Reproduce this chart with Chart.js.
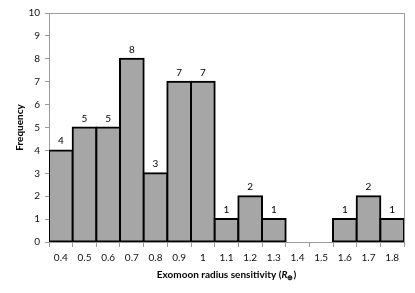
<!DOCTYPE html>
<html>
<head>
<meta charset="utf-8">
<script src="https://cdn.jsdelivr.net/npm/chart.js@4.4.1/dist/chart.umd.min.js"></script>
<style>
  html, body { margin: 0; padding: 0; background: #fff; }
  #wrap { width: 415px; height: 293px; position: relative; }
</style>
</head>
<body>
<div id="wrap"><canvas id="hist"></canvas></div>
<script>
// bin centres (radius, Earth radii) and counts
const binLabels = ['0.4', '0.5', '0.6', '0.7', '0.8', '0.9', '1', '1.1', '1.2', '1.3', '1.4', '1.5', '1.6', '1.7', '1.8'];
const frequencies = [4, 5, 5, 8, 3, 7, 7, 1, 2, 1, 0, 0, 1, 2, 1];
const yMin = 0;
const yMax = 10;
const yStep = 1;
const yTitle = 'Frequency';
const xTitle = ['Exomoon radius sensitivity (', 'R', '\u2295', ')'];

const FAMILY = 'Lato, "Liberation Sans", sans-serif';
const AXIS_GREY = '#9a9a9a';

// counts above each bar (zero bins left blank)
const valueLabels = {
  id: 'valueLabels',
  afterDatasetsDraw(chart) {
    const ctx = chart.ctx;
    const meta = chart.getDatasetMeta(0);
    ctx.save();
    ctx.font = '10px ' + FAMILY;
    ctx.fillStyle = '#000';
    ctx.textAlign = 'center';
    ctx.textBaseline = 'alphabetic';
    meta.data.forEach((bar, i) => {
      const v = frequencies[i];
      if (!v) return;
      ctx.fillText(String(v), bar.x, bar.y - 6);
    });
    ctx.restore();
  }
};

// top and right edge of the plot area
const plotFrame = {
  id: 'plotFrame',
  afterDraw(chart) {
    const { ctx, chartArea: a } = chart;
    ctx.save();
    ctx.strokeStyle = AXIS_GREY;
    ctx.lineWidth = 1;
    ctx.beginPath();
    ctx.moveTo(a.left - 4, a.top + 0.5);
    ctx.lineTo(a.right + 0.5, a.top + 0.5);
    ctx.lineTo(a.right + 0.5, a.bottom);
    ctx.stroke();
    ctx.restore();
  }
};

// x title with italic R and subscript earth symbol
const xAxisTitle = {
  id: 'xAxisTitle',
  afterDraw(chart) {
    const { ctx, chartArea: a } = chart;
    const main = 'bold 10px ' + FAMILY;
    const ital = 'italic bold 10px ' + FAMILY;
    const sub = 'bold 7px ' + FAMILY;
    ctx.save();
    ctx.fillStyle = '#000';
    ctx.textBaseline = 'alphabetic';
    ctx.textAlign = 'left';
    const parts = [
      { t: xTitle[0], f: main, dy: 0 },
      { t: xTitle[1], f: ital, dy: 0 },
      { t: xTitle[2], f: sub, dy: 2 },
      { t: xTitle[3], f: main, dy: 0 }
    ];
    let total = 0;
    parts.forEach(p => { ctx.font = p.f; p.w = ctx.measureText(p.t).width; total += p.w; });
    let x = (a.left + a.right) / 2 - total / 2;
    const y = 278;
    parts.forEach(p => {
      ctx.font = p.f;
      ctx.fillText(p.t, x, y + p.dy);
      x += p.w;
    });
    ctx.restore();
  }
};

new Chart(document.getElementById('hist'), {
  type: 'bar',
  data: {
    labels: binLabels,
    datasets: [{
      data: frequencies,
      backgroundColor: '#a6a6a6',
      borderColor: '#000',
      borderWidth: 2,
      borderSkipped: false,
      inflateAmount: 1,
      barPercentage: 1,
      categoryPercentage: 1
    }]
  },
  options: {
    responsive: true,
    maintainAspectRatio: false,
    animation: false,
    events: [],
    layout: { padding: { left: 0, top: 13, right: 11, bottom: 0 } },
    plugins: {
      legend: { display: false },
      tooltip: { enabled: false }
    },
    scales: {
      x: {
        grid: { offset: true, drawOnChartArea: false, color: AXIS_GREY, tickLength: 5 },
        border: { color: AXIS_GREY },
        ticks: { font: { size: 10, family: FAMILY }, color: '#111', padding: 5, maxRotation: 0, autoSkip: false },
        afterFit(s) { s.height = 51; }
      },
      y: {
        min: yMin,
        max: yMax,
        ticks: { stepSize: yStep, font: { size: 10, family: FAMILY }, color: '#111', padding: 5 },
        grid: { drawOnChartArea: false, color: AXIS_GREY, tickLength: 4 },
        border: { color: AXIS_GREY },
        title: {
          display: true,
          text: yTitle,
          color: '#000',
          font: { size: 10, weight: 'bold', family: FAMILY },
          padding: { top: 14, bottom: 0 }
        },
        afterFit(s) { s.width = 49; }
      }
    }
  },
  plugins: [valueLabels, plotFrame, xAxisTitle]
});
</script>
</body>
</html>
§ §
Exercise aim -> Repeat the material above verbatim. Leave the pictures behind.

Output below ->
Reproduce this chart with Chart.js.
<!DOCTYPE html>
<html>
<head>
<meta charset="utf-8">
<script src="https://cdn.jsdelivr.net/npm/chart.js@4.4.1/dist/chart.umd.min.js"></script>
<style>
  html, body { margin: 0; padding: 0; background: #fff; }
  #wrap { width: 415px; height: 293px; position: relative; }
</style>
</head>
<body>
<div id="wrap"><canvas id="hist"></canvas></div>
<script>
// bin centres (radius, Earth radii) and counts
const binLabels = ['0.4', '0.5', '0.6', '0.7', '0.8', '0.9', '1', '1.1', '1.2', '1.3', '1.4', '1.5', '1.6', '1.7', '1.8'];
const frequencies = [4, 5, 5, 8, 3, 7, 7, 1, 2, 1, 0, 0, 1, 2, 1];
const yMin = 0;
const yMax = 10;
const yStep = 1;
const yTitle = 'Frequency';
const xTitle = ['Exomoon radius sensitivity (', 'R', '\u2295', ')'];

const FAMILY = 'Lato, "Liberation Sans", sans-serif';
const AXIS_GREY = '#9a9a9a';

// counts above each bar (zero bins left blank)
const valueLabels = {
  id: 'valueLabels',
  afterDatasetsDraw(chart) {
    const ctx = chart.ctx;
    const meta = chart.getDatasetMeta(0);
    ctx.save();
    ctx.font = '10px ' + FAMILY;
    ctx.fillStyle = '#000';
    ctx.textAlign = 'center';
    ctx.textBaseline = 'alphabetic';
    meta.data.forEach((bar, i) => {
      const v = frequencies[i];
      if (!v) return;
      ctx.fillText(String(v), bar.x, bar.y - 6);
    });
    ctx.restore();
  }
};

// top and right edge of the plot area
const plotFrame = {
  id: 'plotFrame',
  afterDraw(chart) {
    const { ctx, chartArea: a } = chart;
    ctx.save();
    ctx.strokeStyle = AXIS_GREY;
    ctx.lineWidth = 1;
    ctx.beginPath();
    ctx.moveTo(a.left - 4, a.top + 0.5);
    ctx.lineTo(a.right + 0.5, a.top + 0.5);
    ctx.lineTo(a.right + 0.5, a.bottom);
    ctx.stroke();
    ctx.restore();
  }
};

// x title with italic R and subscript earth symbol
const xAxisTitle = {
  id: 'xAxisTitle',
  afterDraw(chart) {
    const { ctx, chartArea: a } = chart;
    const main = 'bold 10px ' + FAMILY;
    const ital = 'italic bold 10px ' + FAMILY;
    const sub = 'bold 7px ' + FAMILY;
    ctx.save();
    ctx.fillStyle = '#000';
    ctx.textBaseline = 'alphabetic';
    ctx.textAlign = 'left';
    const parts = [
      { t: xTitle[0], f: main, dy: 0 },
      { t: xTitle[1], f: ital, dy: 0 },
      { t: xTitle[2], f: sub, dy: 2 },
      { t: xTitle[3], f: main, dy: 0 }
    ];
    let total = 0;
    parts.forEach(p => { ctx.font = p.f; p.w = ctx.measureText(p.t).width; total += p.w; });
    let x = (a.left + a.right) / 2 - total / 2;
    const y = 278;
    parts.forEach(p => {
      ctx.font = p.f;
      ctx.fillText(p.t, x, y + p.dy);
      x += p.w;
    });
    ctx.restore();
  }
};

new Chart(document.getElementById('hist'), {
  type: 'bar',
  data: {
    labels: binLabels,
    datasets: [{
      data: frequencies,
      backgroundColor: '#a6a6a6',
      borderColor: '#000',
      borderWidth: 2,
      borderSkipped: false,
      inflateAmount: 1,
      barPercentage: 1,
      categoryPercentage: 1
    }]
  },
  options: {
    responsive: true,
    maintainAspectRatio: false,
    animation: false,
    events: [],
    layout: { padding: { left: 0, top: 13, right: 11, bottom: 0 } },
    plugins: {
      legend: { display: false },
      tooltip: { enabled: false }
    },
    scales: {
      x: {
        grid: { offset: true, drawOnChartArea: false, color: AXIS_GREY, tickLength: 5 },
        border: { color: AXIS_GREY },
        ticks: { font: { size: 10, family: FAMILY }, color: '#111', padding: 5, maxRotation: 0, autoSkip: false },
        afterFit(s) { s.height = 51; }
      },
      y: {
        min: yMin,
        max: yMax,
        ticks: { stepSize: yStep, font: { size: 10, family: FAMILY }, color: '#111', padding: 5 },
        grid: { drawOnChartArea: false, color: AXIS_GREY, tickLength: 4 },
        border: { color: AXIS_GREY },
        title: {
          display: true,
          text: yTitle,
          color: '#000',
          font: { size: 10, weight: 'bold', family: FAMILY },
          padding: { top: 14, bottom: 0 }
        },
        afterFit(s) { s.width = 49; }
      }
    }
  },
  plugins: [valueLabels, plotFrame, xAxisTitle]
});
</script>
</body>
</html>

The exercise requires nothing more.